Dr Édouard Zoutomou Kpoghomou : Eux, dans leur entendement, les 36 mois ne commencent pas le 05 septembre 2021. Donc, vous, peut-être, vous imaginez que ça a commencé à partir de cette date. Mais, pour eux, ça commence maintenant 36 mois après. Ça veut dire qu’on a simplement perdu un an sans rien faire et ça ne s’explique pas. Il y a quand même des tâches auxquelles on aurait dû s’atteler pour montrer effectivement que la transition est en train d’aller dans la bonne direction. 
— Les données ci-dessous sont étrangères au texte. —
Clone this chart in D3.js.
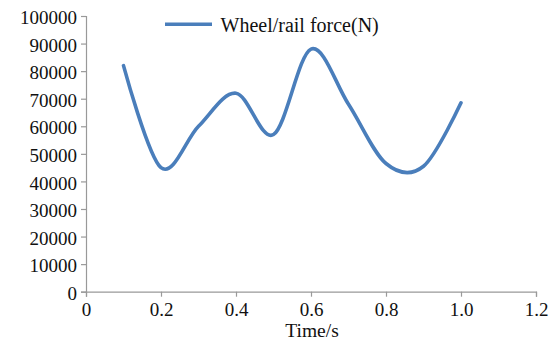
<!DOCTYPE html>
<html>
<head>
<meta charset="utf-8">
<script src="https://cdn.jsdelivr.net/npm/d3@7"></script>
<style>
  html, body { margin: 0; padding: 0; background: #fff; }
  svg { display: block; }
  text { font-family: "Liberation Serif", "Times New Roman", serif; fill: #111; }
</style>
</head>
<body>
<svg id="chart" width="557" height="342"></svg>
<script>
// Wheel/rail force over time
const times = [0.1, 0.2, 0.3, 0.4, 0.5, 0.6, 0.7, 0.8, 0.9, 1.0];
const forces = [82000, 45000, 60000, 72000, 57000, 88000, 68000, 46500, 45500, 68500];
const xTicks = [0, 0.2, 0.4, 0.6, 0.8, 1.0, 1.2];
const xTickLabels = ["0", "0.2", "0.4", "0.6", "0.8", "1.0", "1.2"];
const yTicks = [0, 10000, 20000, 30000, 40000, 50000, 60000, 70000, 80000, 90000, 100000];
const seriesName = "Wheel/rail force(N)";
const xTitle = "Time/s";

const svg = d3.select("#chart");
const margin = { left: 86, right: 21, top: 16, bottom: 50.3 };
const W = 557, H = 342;

const x = d3.scaleLinear().domain([0, 1.2]).range([margin.left, W - margin.right]);
const y = d3.scaleLinear().domain([0, 100000]).range([H - margin.bottom, margin.top]);

const axisColor = "#999";

// Y axis
const yAxis = svg.append("g")
  .attr("transform", `translate(${margin.left},0)`)
  .call(d3.axisLeft(y).tickValues(yTicks).tickSize(5).tickPadding(4).tickFormat(d3.format("d")));
yAxis.selectAll("path, line").attr("stroke", axisColor).attr("stroke-width", 1.2);
yAxis.selectAll("text").style("font-size", "19px").attr("fill", "#111").attr("dy", "0.4em");

// X axis
const xAxis = svg.append("g")
  .attr("transform", `translate(0,${H - margin.bottom})`)
  .call(d3.axisBottom(x).tickValues(xTicks).tickSize(5).tickPadding(5.5)
    .tickFormat((d, i) => xTickLabels[i]));
xAxis.selectAll("path, line").attr("stroke", axisColor).attr("stroke-width", 1.2);
xAxis.selectAll("text").style("font-size", "19px").attr("fill", "#111");

// X axis title
svg.append("text")
  .attr("x", x(0.6) + 1)
  .attr("y", 336.5)
  .attr("text-anchor", "middle")
  .style("font-size", "19.5px")
  .text(xTitle);

// Smoothed series line
const line = d3.line()
  .x((d, i) => x(times[i]))
  .y(d => y(d))
  .curve(d3.curveCatmullRom.alpha(0));

svg.append("path")
  .datum(forces)
  .attr("d", line)
  .attr("fill", "none")
  .attr("stroke", "#4a7ebb")
  .attr("stroke-width", 3.6)
  .attr("stroke-linecap", "round")
  .attr("stroke-linejoin", "round");

// Legend
const lg = svg.append("g").attr("transform", "translate(165,24.3)");
lg.append("line")
  .attr("x1", 0).attr("x2", 47).attr("y1", 0).attr("y2", 0)
  .attr("stroke", "#4a7ebb").attr("stroke-width", 3.6);
lg.append("text")
  .attr("x", 55.5).attr("y", 7.2)
  .style("font-size", "20px")
  .text(seriesName);
</script>
</body>
</html>
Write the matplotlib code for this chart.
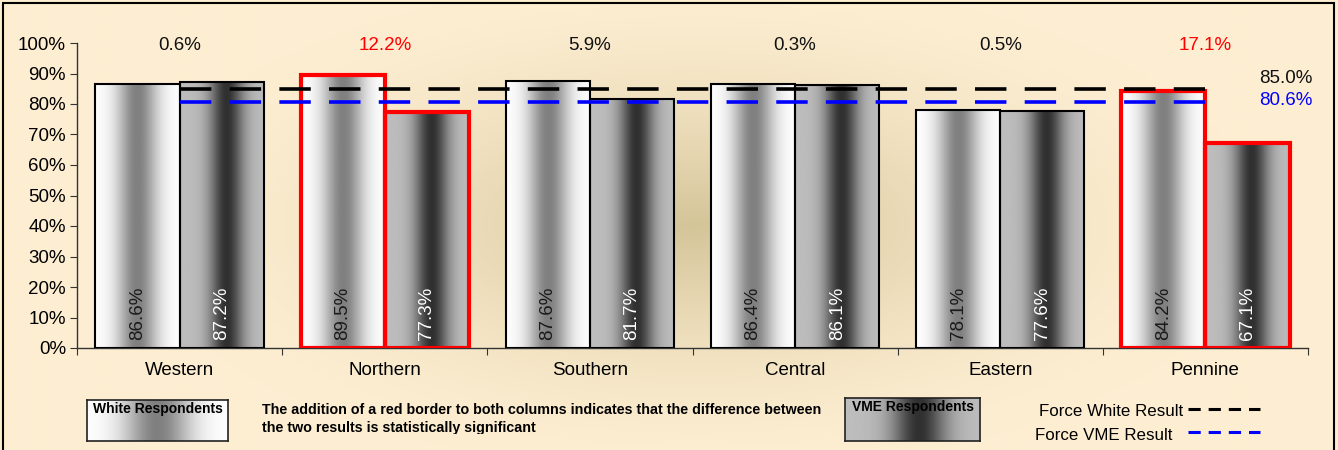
import numpy as np
import matplotlib.pyplot as plt
from matplotlib.patches import Rectangle
from matplotlib.lines import Line2D
from matplotlib.transforms import Bbox

plt.rcParams['font.family'] = ['Liberation Sans', 'DejaVu Sans']

areas = ["Western", "Northern", "Southern", "Central", "Eastern", "Pennine"]
white_pct = [86.6, 89.5, 87.6, 86.4, 78.1, 84.2]
vme_pct = [87.2, 77.3, 81.7, 86.1, 77.6, 67.1]
gap_pct = [0.6, 12.2, 5.9, 0.3, 0.5, 17.1]
significant = [False, True, False, False, False, True]
force_white = 85.0
force_vme = 80.6

W, H = 1338, 450
fig = plt.figure(figsize=(W / 100, H / 100), dpi=100)

# background: cream with a darker tan glow in the middle
bg = fig.add_axes([0, 0, 1, 1], zorder=-10)
gx, gy = np.meshgrid(np.linspace(0, 1, 400), np.linspace(0, 1, 150))
r = np.sqrt(((gx - 0.52) / 0.42) ** 2 + ((gy - 0.5) / 0.55) ** 2)
t = np.clip(1 - r, 0, 1) ** 1.6
edge = np.array([253, 238, 210]) / 255
mid = np.array([212, 196, 152]) / 255
img = edge[None, None, :] * (1 - t[..., None]) + mid[None, None, :] * t[..., None]
bg.imshow(img, extent=[0, 1, 0, 1], aspect='auto', origin='lower')
bg.set_xlim(0, 1)
bg.set_ylim(0, 1)
bg.axis('off')
bg.add_patch(Rectangle((3 / W, -0.1), (1334 - 3) / W, 1.1 - 3 / H,
                       fill=False, ec='black', lw=1.5, transform=bg.transAxes))

FS = 13.5
ax = fig.add_axes([77 / W, 1 - 348 / H, (1308 - 77) / W, (348 - 43) / H])
ax.patch.set_alpha(0)
ax.set_xlim(0, 6)
ax.set_ylim(0, 100)
for s in ['top', 'right']:
    ax.spines[s].set_visible(False)
for s in ['left', 'bottom']:
    ax.spines[s].set_color('#333333')
    ax.spines[s].set_linewidth(1)
ax.set_yticks(np.arange(0, 101, 10))
ax.set_yticklabels([f"{v}%" for v in range(0, 101, 10)], fontsize=FS)
ax.set_xticks(np.arange(0, 7))
ax.set_xticklabels([])
ax.tick_params(axis='both', direction='out', length=5, color='#333333', pad=3)
for i, name in enumerate(areas):
    ax.text(i + 0.5, -4.5, name, ha='center', va='top', fontsize=FS)

# horizontal gradients for the two bar fills
u = np.linspace(0, 1, 256)
white_grad = 1 - 0.5 * np.exp(-((u - 0.5) / 0.24) ** 2)
vme_grad = 0.74 - 0.55 * np.exp(-((u - 0.55) / 0.2) ** 2)


def grad_bar(axis, x0, width, height, grad, edgecolor, lw):
    axis.imshow(np.tile(grad, (2, 1)), cmap='gray', vmin=0, vmax=1,
                extent=[x0, x0 + width, 0, height], aspect='auto',
                interpolation='bilinear', zorder=2)
    axis.add_patch(Rectangle((x0, 0), width, height, fill=False, ec=edgecolor,
                             lw=lw, zorder=3))


bw = 0.41
for i in range(len(areas)):
    c = i + 0.5
    ec = 'red' if significant[i] else 'black'
    lw = 3 if significant[i] else 1.5
    grad_bar(ax, c - bw, bw, white_pct[i], white_grad, ec, lw)
    grad_bar(ax, c, bw, vme_pct[i], vme_grad, ec, lw)
    ax.text(c - bw / 2, 2.5, f"{white_pct[i]:.1f}%", rotation=90, ha='center',
            va='bottom', fontsize=FS, color='#1a1a1a', zorder=4)
    ax.text(c + bw / 2, 2.5, f"{vme_pct[i]:.1f}%", rotation=90, ha='center',
            va='bottom', fontsize=FS, color='white', zorder=4)
    ax.text(c, 99.3, f"{gap_pct[i]:.1f}%", ha='center', va='center', fontsize=FS,
            color='red' if significant[i] else '#111111', clip_on=False)
ax.set_aspect('auto')

# force-wide averages, dash pattern sized so the line ends on a dash
ax.plot([0.5, 5.5], [force_white] * 2, color='black', lw=2.6, dashes=(8.7, 5.06), zorder=5)
ax.plot([0.5, 5.5], [force_vme] * 2, color='#0000ff', lw=2.6, dashes=(8.7, 5.06), zorder=5)
ax.text(5.89, force_white + 3.5, f"{force_white:.1f}%", ha='center', va='center',
        fontsize=FS, color='#111111', clip_on=False)
ax.text(5.89, force_vme + 0.6, f"{force_vme:.1f}%", ha='center', va='center',
        fontsize=FS, color='#0000ff', clip_on=False)


# legend boxes below the chart
def legend_box(x0, x1, y0, y1, grad, label):
    lax = fig.add_axes([x0 / W, 1 - y1 / H, (x1 - x0) / W, (y1 - y0) / H])
    lax.imshow(np.tile(grad, (2, 1)), cmap='gray', vmin=0, vmax=1, aspect='auto',
               extent=[0, 1, 0, 1], interpolation='bilinear')
    lax.set_xticks([])
    lax.set_yticks([])
    for s in lax.spines.values():
        s.set_linewidth(1.2)
        s.set_color('#222222')
    lax.text(0.5, 0.95, label, ha='center', va='top', fontsize=10, fontweight='bold',
             transform=lax.transAxes)


legend_box(87, 228, 400, 441, white_grad, "White Respondents")
legend_box(845, 980, 398, 441, vme_grad, "VME Respondents")

note = fig.text(262 / W, 1 - 403 / H,
                "The addition of a red border to both columns indicates that the difference between\n"
                "the two results is statistically significant",
                ha='left', va='top', fontsize=10.3, fontweight='bold', linespacing=1.4)
note.set_clip_box(Bbox.from_extents(0, H - 434, W, H))
note.set_clip_on(True)

fig.text(1183 / W, 1 - 411 / H, "Force White Result", ha='right', va='center', fontsize=12.2)
fig.text(1172 / W, 1 - 435 / H, "Force VME Result", ha='right', va='center', fontsize=12.2)
fig.add_artist(Line2D([1188 / W, 1260 / W], [1 - 409 / H] * 2, color='black', lw=2.2,
                      dashes=(4, 2.6)))
fig.add_artist(Line2D([1188 / W, 1260 / W], [1 - 432 / H] * 2, color='#0000ff', lw=2.2,
                      dashes=(4, 2.6)))

fig.savefig("out.png", dpi=100)
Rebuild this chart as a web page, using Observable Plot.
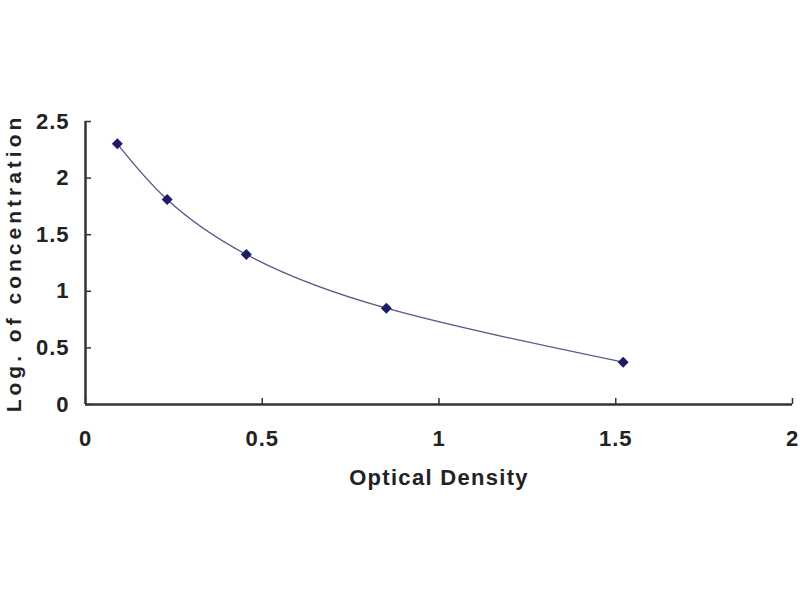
<!DOCTYPE html>
<html>
<head>
<meta charset="utf-8">
<script src="https://cdn.jsdelivr.net/npm/d3@7"></script>
<script src="https://cdn.jsdelivr.net/npm/@observablehq/plot@0.6"></script>
<style>
  html, body { margin: 0; padding: 0; background: #fff; }
  #chart { width: 800px; height: 600px; }
</style>
</head>
<body>
<div id="chart"></div>
<script>
// Standard curve: optical density vs log of concentration.
const opticalDensity = [0.09, 0.231, 0.455, 0.851, 1.521];
const logConcentration = [2.303, 1.811, 1.325, 0.851, 0.374];
const xTicks = [0, 0.5, 1, 1.5, 2];
const yTicks = [0, 0.5, 1, 1.5, 2, 2.5];

const points = opticalDensity.map(function (od, i) {
  return { od: od, logc: logConcentration[i] };
});

const ink = "#333333";
const textInk = "#222222";
const lineColor = "#55558a";
const markColor = "#1c1c6b";
const font = "'Liberation Sans', Arial, sans-serif";

const svg = Plot.plot({
  width: 800,
  height: 600,
  marginLeft: 85,
  marginRight: 8,
  marginTop: 121,
  marginBottom: 196,
  style: {
    background: "#fff",
    fontFamily: font,
    fontWeight: "bold",
    color: ink,
    overflow: "visible",
  },
  x: { domain: [0, 2], ticks: xTicks, label: null },
  y: { domain: [0, 2.5], ticks: yTicks, label: null },
  marks: [
    // inward tick marks, no text
    Plot.axisX({ ticks: xTicks, tickSize: -6, text: null, stroke: ink, strokeWidth: 1.5 }),
    Plot.axisY({ ticks: yTicks, tickSize: -6, text: null, stroke: ink, strokeWidth: 1.5 }),
    // tick labels
    Plot.axisX({
      ticks: xTicks, tickSize: 0, tickPadding: 26, fill: textInk, fontSize: 22,
      tickFormat: function (d) { return String(d); },
    }),
    Plot.axisY({
      ticks: yTicks, tickSize: 0, tickPadding: 16, fill: textInk, fontSize: 22,
      tickFormat: function (d) { return String(d); },
    }),
    Plot.ruleY([0], { stroke: ink, strokeWidth: 2.5 }),
    Plot.ruleX([0], { stroke: ink, strokeWidth: 2.5 }),
    Plot.line(points, { x: "od", y: "logc", curve: "natural", stroke: lineColor, strokeWidth: 1.3 }),
    Plot.dot(points, { x: "od", y: "logc", symbol: "diamond2", r: 4, fill: markColor, stroke: markColor }),
    // axis titles
    Plot.text(["Optical Density"], {
      frameAnchor: "bottom", lineAnchor: "middle", dy: 73, fill: textInk, fontSize: 22, fontWeight: "bold",
    }),
    Plot.text(["Log. of concentration"], {
      frameAnchor: "left", textAnchor: "middle", lineAnchor: "middle", dx: -71, rotate: -90,
      fill: textInk, fontSize: 21, fontWeight: "bold",
    }),
  ],
});

svg.querySelectorAll("text").forEach(function (t) {
  if (t.textContent === "Log. of concentration") t.setAttribute("letter-spacing", "4");
  else if (t.textContent === "Optical Density") t.setAttribute("letter-spacing", "1.3");
  else t.setAttribute("letter-spacing", "1");
});

document.getElementById("chart").appendChild(svg);
</script>
</body>
</html>
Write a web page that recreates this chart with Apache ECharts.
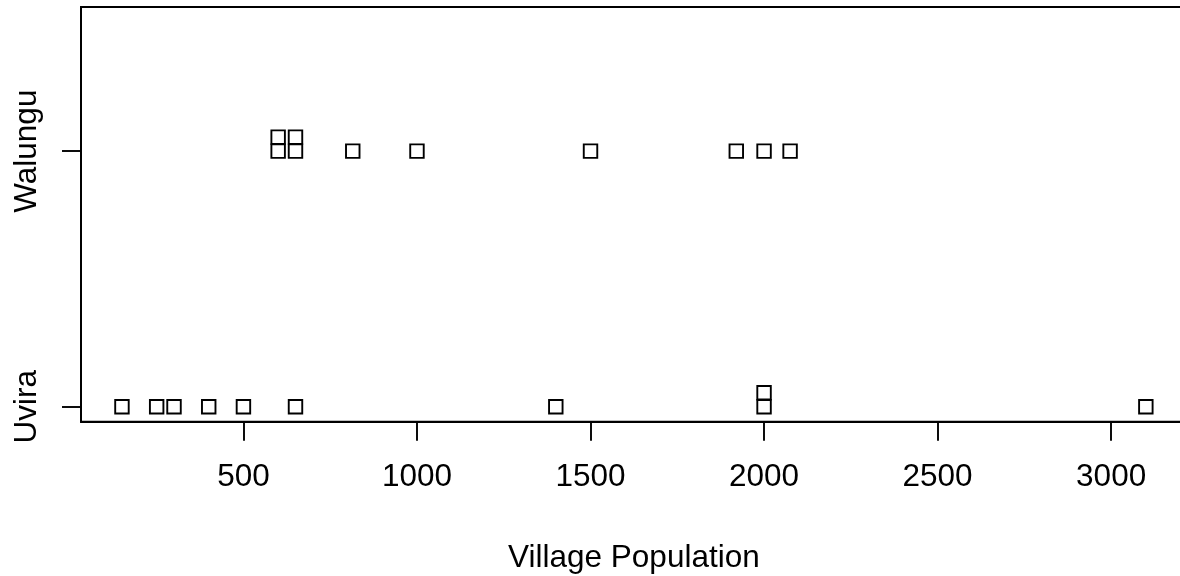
<!DOCTYPE html>
<html>
<head>
<meta charset="utf-8">
<script src="https://cdn.jsdelivr.net/npm/echarts@6/dist/echarts.min.js"></script>
<style>
  html, body { margin: 0; padding: 0; background: #fff; }
  #chart { width: 1180px; height: 576px; }
</style>
</head>
<body>
<div id="chart"></div>
<script>
// Village populations per district
const groupNames = ['Uvira', 'Walungu'];
const uvira = [150, 250, 300, 400, 500, 650, 1400, 2000, 2000, 3100];
const walungu = [600, 600, 650, 650, 815, 1000, 1500, 1920, 2000, 2075];
const xTicks = [500, 1000, 1500, 2000, 2500, 3000];

// Stacked strip plot: repeated values pile upward from the group baseline
const STACK_STEP = 0.0548;
function stackPoints(values, level) {
  const seen = {};
  return values.map(v => {
    const k = seen[v] || 0;
    seen[v] = k + 1;
    return [v, level + k * STACK_STEP];
  });
}
const points = stackPoints(uvira, 1).concat(stackPoints(walungu, 2));

const FONT = '"Liberation Sans", Arial, Helvetica, sans-serif';
const FS = 31.5;
const chart = echarts.init(document.getElementById('chart'), null, { renderer: 'canvas' });
chart.setOption({
  animation: false,
  backgroundColor: '#ffffff',
  grid: {
    left: 81, top: 7, width: 1105.8, height: 414.7,
    outerBoundsMode: 'none',
    containLabel: false,
    show: true, borderColor: '#000', borderWidth: 1.9, backgroundColor: 'transparent'
  },
  xAxis: {
    type: 'value',
    min: 32, max: 3218,
    name: 'Village Population',
    nameLocation: 'middle',
    nameGap: 121,
    nameTextStyle: { fontFamily: FONT, fontSize: FS, color: '#000' },
    splitLine: { show: false },
    axisLine: { show: true, lineStyle: { color: '#000', width: 1.9 } },
    axisTick: { show: true, customValues: xTicks, length: 19, lineStyle: { color: '#000', width: 1.9 } },
    axisLabel: {
      customValues: xTicks, margin: 40,
      fontFamily: FONT, fontSize: FS, color: '#000',
      formatter: v => String(v)
    }
  },
  yAxis: {
    type: 'value',
    min: 0.9417, max: 2.564,
    splitLine: { show: false },
    axisLine: { show: true, lineStyle: { color: '#000', width: 1.9 } },
    axisTick: { show: true, customValues: [1, 2], length: 19, lineStyle: { color: '#000', width: 1.9 } },
    axisLabel: {
      customValues: [1, 2], rotate: 90, margin: 38,
      fontFamily: FONT, fontSize: FS, color: '#000',
      formatter: v => groupNames[Math.round(v) - 1]
    }
  },
  series: [{
    type: 'scatter',
    data: points,
    symbol: 'rect',
    symbolSize: 13.5,
    silent: true,
    clip: false,
    itemStyle: { color: 'rgba(0,0,0,0)', borderColor: '#000', borderWidth: 1.9, opacity: 1 },
    emphasis: { disabled: true }
  }]
});
</script>
</body>
</html>
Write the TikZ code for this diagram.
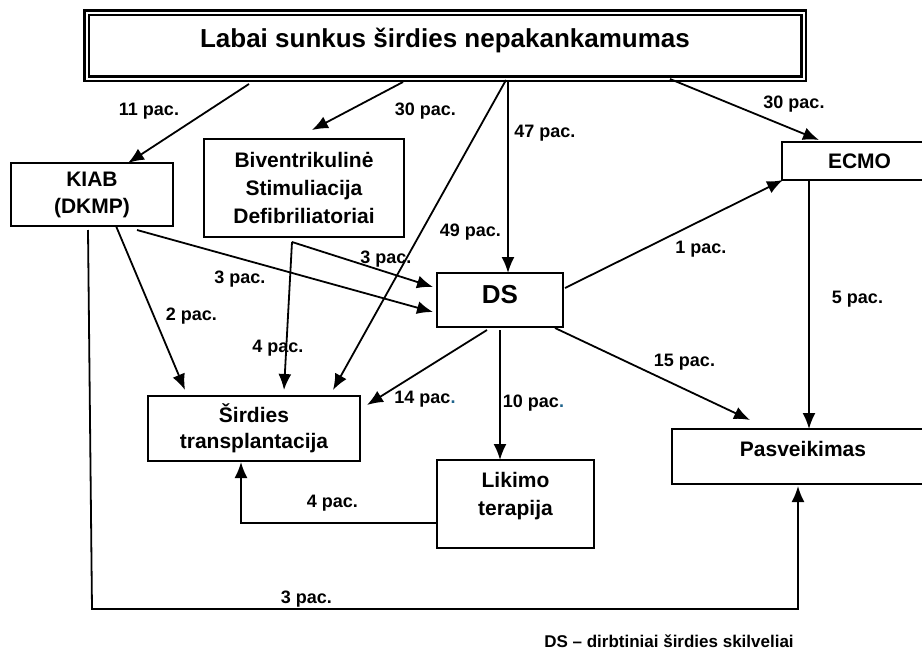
\documentclass[tikz,border=0pt]{standalone}
\usepackage{fontspec}
\setmainfont{Liberation Sans}
\usepackage{tikz}
\usetikzlibrary{arrows.meta}
\definecolor{dotblue}{RGB}{31,100,140}

\begin{document}
\begin{tikzpicture}[x=1pt, y=-1pt, line width=1.8pt,
  >={Latex[length=16pt,width=13pt]},
  box/.style={draw, font=\fontsize{21}{27}\selectfont\bfseries, align=center, inner sep=0pt, outer sep=0pt},
  lbl/.style={font=\fontsize{18}{20}\selectfont\bfseries, inner sep=0pt, anchor=base}]
\useasboundingbox (0,0) rectangle (922,651);

\node[box, double, double distance=2pt, line width=2.5pt, minimum width=717pt, minimum height=66pt, text height=18pt, text depth=15pt, font=\fontsize{26}{30}\selectfont\bfseries] (top) at (445,45.5) {Labai sunkus širdies nepakankamumas};
\node[box, minimum width=162pt, minimum height=63pt] (kiab) at (92,194.5) {KIAB\\(DKMP)};
\node[box, minimum width=200pt, minimum height=98pt, font=\fontsize{21}{28}\selectfont\bfseries] (biv) at (304,188) {Biventrikulinė\\Stimuliacija\\Defibriliatoriai};
\node[box, minimum width=155pt, minimum height=38pt, text height=15pt, text depth=1pt] (ecmo) at (859.5,161) {ECMO};
\node[box, minimum width=126pt, minimum height=54pt, text height=19pt, text depth=13pt, font=\fontsize{26}{30}\selectfont\bfseries] (ds) at (500,300) {DS};
\node[box, minimum width=212pt, minimum height=65pt, font=\fontsize{21}{26}\selectfont\bfseries] (tx) at (254,428.5) {Širdies\\transplantacija};
\node[box, minimum width=157pt, minimum height=88pt, text height=42pt, text depth=20pt, font=\fontsize{21}{28}\selectfont\bfseries] (lik) at (515.5,504) {Likimo\\terapija};
\node[box, minimum width=262pt, minimum height=55pt, text height=15pt, text depth=16pt] (pasv) at (803,456.5) {Pasveikimas};

\draw[->] ([xshift=-196pt,yshift=-5.5pt]top.south) -- ([xshift=36pt]kiab.north);
\draw[->] ([xshift=-42pt,yshift=-3.5pt]top.south) -- ([xshift=8pt,yshift=9pt]biv.north);
\draw[->] ([xshift=63pt,yshift=-1.5pt]top.south) -- ([xshift=8pt]ds.north);
\draw[->] ([xshift=61pt,yshift=-1.5pt]top.south) -- ([xshift=79pt,yshift=6pt]tx.north);
\draw[->] ([xshift=225pt,yshift=-0.5pt]top.south) -- ([xshift=-40.5pt,yshift=2pt]ecmo.north);

\draw[->] ([xshift=45pt,yshift=-4pt]kiab.south) -- ([xshift=-4pt,yshift=-12pt]ds.west);
\draw[->] ([xshift=24pt]kiab.south) -- ([xshift=-69pt,yshift=6pt]tx.north);
\coordinate (kiabturn) at (92,609);
\draw[->] ([xshift=-4pt,yshift=-4pt]kiab.south) -- (kiabturn) -| ([xshift=-5pt,yshift=-2pt]pasv.south);

\coordinate (bivout) at ([xshift=-12pt,yshift=-5pt]biv.south);
\draw[->] (bivout) -- ([xshift=-4pt,yshift=13pt]ds.west);
\draw[->] (bivout) -- ([xshift=30pt,yshift=6pt]tx.north);

\draw[->] ([xshift=2pt,yshift=12pt]ds.east) -- ([xshift=1pt]ecmo.south west);
\draw[->] ([xshift=55pt,yshift=-1pt]ds.south) -- ([xshift=-53pt,yshift=9pt]pasv.north);
\draw[->] ([xshift=-13pt,yshift=-3pt]ds.south) -- ([xshift=7pt,yshift=-9pt]tx.north east);
\draw[->] ([yshift=-3pt]ds.south) -- ([xshift=-15.5pt]lik.north);
\draw[->] ([xshift=-50.5pt]ecmo.south) -- ([xshift=6pt]pasv.north);
\draw[->] ([yshift=-19pt]lik.west) -| ([xshift=-13pt,yshift=-1pt]tx.south);

\node[lbl] (n11) at (149,115) {11 pac.};
\node[lbl] (n30a) at (425.5,115) {30 pac.};
\node[lbl] (n47) at (545,137) {47 pac.};
\node[lbl] (n49) at (470.5,236) {49 pac.};
\node[lbl] (n30b) at (794,108) {30 pac.};
\node[lbl] (n3a) at (240,283) {3 pac.};
\node[lbl] (n3b) at (386,263) {3 pac.};
\node[lbl] (n2) at (191.5,320) {2 pac.};
\node[lbl] (n4a) at (278,352) {4 pac.};
\node[lbl] (n1) at (701,253) {1 pac.};
\node[lbl] (n5) at (857.5,303) {5 pac.};
\node[lbl] (n15) at (684.5,366) {15 pac.};
\node[lbl] (n14) at (425,403) {14 pac\textcolor{dotblue}{.}};
\node[lbl] (n10) at (533.5,407) {10 pac\textcolor{dotblue}{.}};
\node[lbl] (n4b) at (332.5,507) {4 pac.};
\node[lbl] (n3c) at (306.5,603) {3 pac.};
\node[lbl, font=\fontsize{17}{20}\selectfont\bfseries] (note) at (669,647.5) {DS – dirbtiniai širdies skilveliai};
\end{tikzpicture}
\end{document}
Guineematin.com : Quel espoir vous avez par rapport à la réussite de cette transition ?

Dr Édouard Zoutomou Kpoghomou : On est quand même des optimistes, nous pensons qu’il y a un processus à suivre dans une transition. Puisque la transition elle-même est éphémère, personne n’a la légitimité dans la transition, nous pensons qu’il faut une gestion consensuelle, le mot est très important. On peut ne pas être à 100% d’accord, mais si mes idées sont débattues avec l’implication de tout le monde, peut-être que chacun se sentira responsable de quelque chose. Mais, à l’heure là, les 36 mois viennent de quoi ? C’est justement le simulacre. On a pensé qu’il faut réunir des gens après avoir créé une majorité artificielle, c’est ça qu’il faut dire avec la création par exemple du CNT. La composition même est faite de façon à donner une majorité à ceux qui sont d’un côté favorables à ce que le CNRD veut faire avant même que les débats ne commencent. C’est la raison pour laquelle nous pensons que c’est un simulacre. Si on avait donné l’occasion effectivement d’être dans la transparence et de monter un CNT qui a l’aval du peuple, ce serait une très bonne chose, mais on a fait semblant. On fait participer des gens dans un cadre confus où il n’y a pas réellement de débats intellectuels, après on dit qu’on a consulté les gens, les uns vont venir proposer 5 ans, d’autres 24, 36 mois. On fait une moyenne arithmétique, on dit voilà on est tombé sur 36 ou 39 mois. Ce n’est pas comme ça que ça se fait. Je suis vraiment au regret de le dire, si on veut que les gens nous prennent au sérieux, il y a des choses à faire pour qu’effectivement que ces institutions nous prennent au sérieux. Même au niveau de la CEDEAO, c’est ce qui est en train de se dire.